Puisqu’il n’y avait plus personne pour me regarder et qu’au quotidien mon calendrier mondain était vide, j’ai adopté le code vestimentaire populaire, soit le pantalon yoga ou sport, les chandails sans forme à capuches, les chaussettes de laine et les souliers de jogging. À la défense de cette mode « relaxe », le pantalon moulant sert de gaine aux kilos en trop autour de la taille et permet même le chocolat. Le capuchon camoufle les cheveux, les chaussettes sont chaudes et les souliers de marche sont vraiment plus confortables que les hauts talons.

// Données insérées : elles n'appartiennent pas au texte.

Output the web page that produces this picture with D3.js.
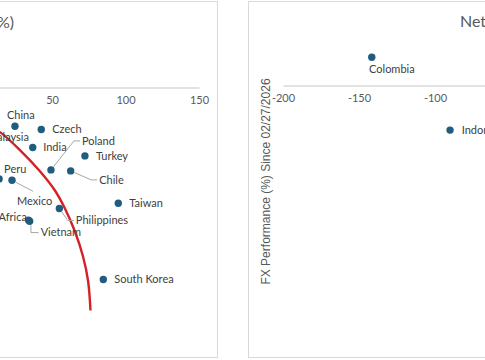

Pour être de mon époque, je n’ai toutefois pas poussé l’adaptation jusqu’à teindre mes cheveux orange ou violet. Je n’ai eu recours ni au tatouage ni au piercing et pas de chandail qui pendouille d’un seul côté ou qui laisse le ventre paraître, pas non plus de veste de cuir noir à clous argentés ni de casquette devant derrière. Habillée ainsi, je me sens parfois coupable de haute trahison! Certes, l’habit ne fait pas le moine, mais, pour la féminité, on repassera.

Bien évidemment qu’une apparence décontractée n’égale pas nécessairement un manque de substance, néanmoins, je crois encore que s’habiller avec élégance reste un art et, qu’en certaines circonstances, une mise soignée dénote le respect envers les gens et envers soi-même. Je continue de penser que la magie symbolique opérant, un vêtement dans lequel on se sent belle peut augmenter la confiance en soi et peut-être même soigner momentanément le corps et l’esprit. L’ajout d’un vêtement ou d’un accessoire ne modifie pas notre identité profonde, mais, pour un moment, il peut changer notre état d’esprit et notre humeur. Pour les grands soupers et les grandes sorties, afin que mon miroir me complimente un tout petit peu, je m’offre le plaisir d’agencer de façon esthétique mes vêtements et je reviens à un style habillé.
La tendresse et les petits plaisirs
Malgré que l’érosion accablante de l’âge soit là, il me reste la compagnie des êtres que j’aime et qui m’aiment; grâce à eux, vieillir n’est pas l’obstacle majeur à la tendresse. Il me reste aussi la joie d’admirer les beautés de notre monde et le plaisir d’écrire pour vous.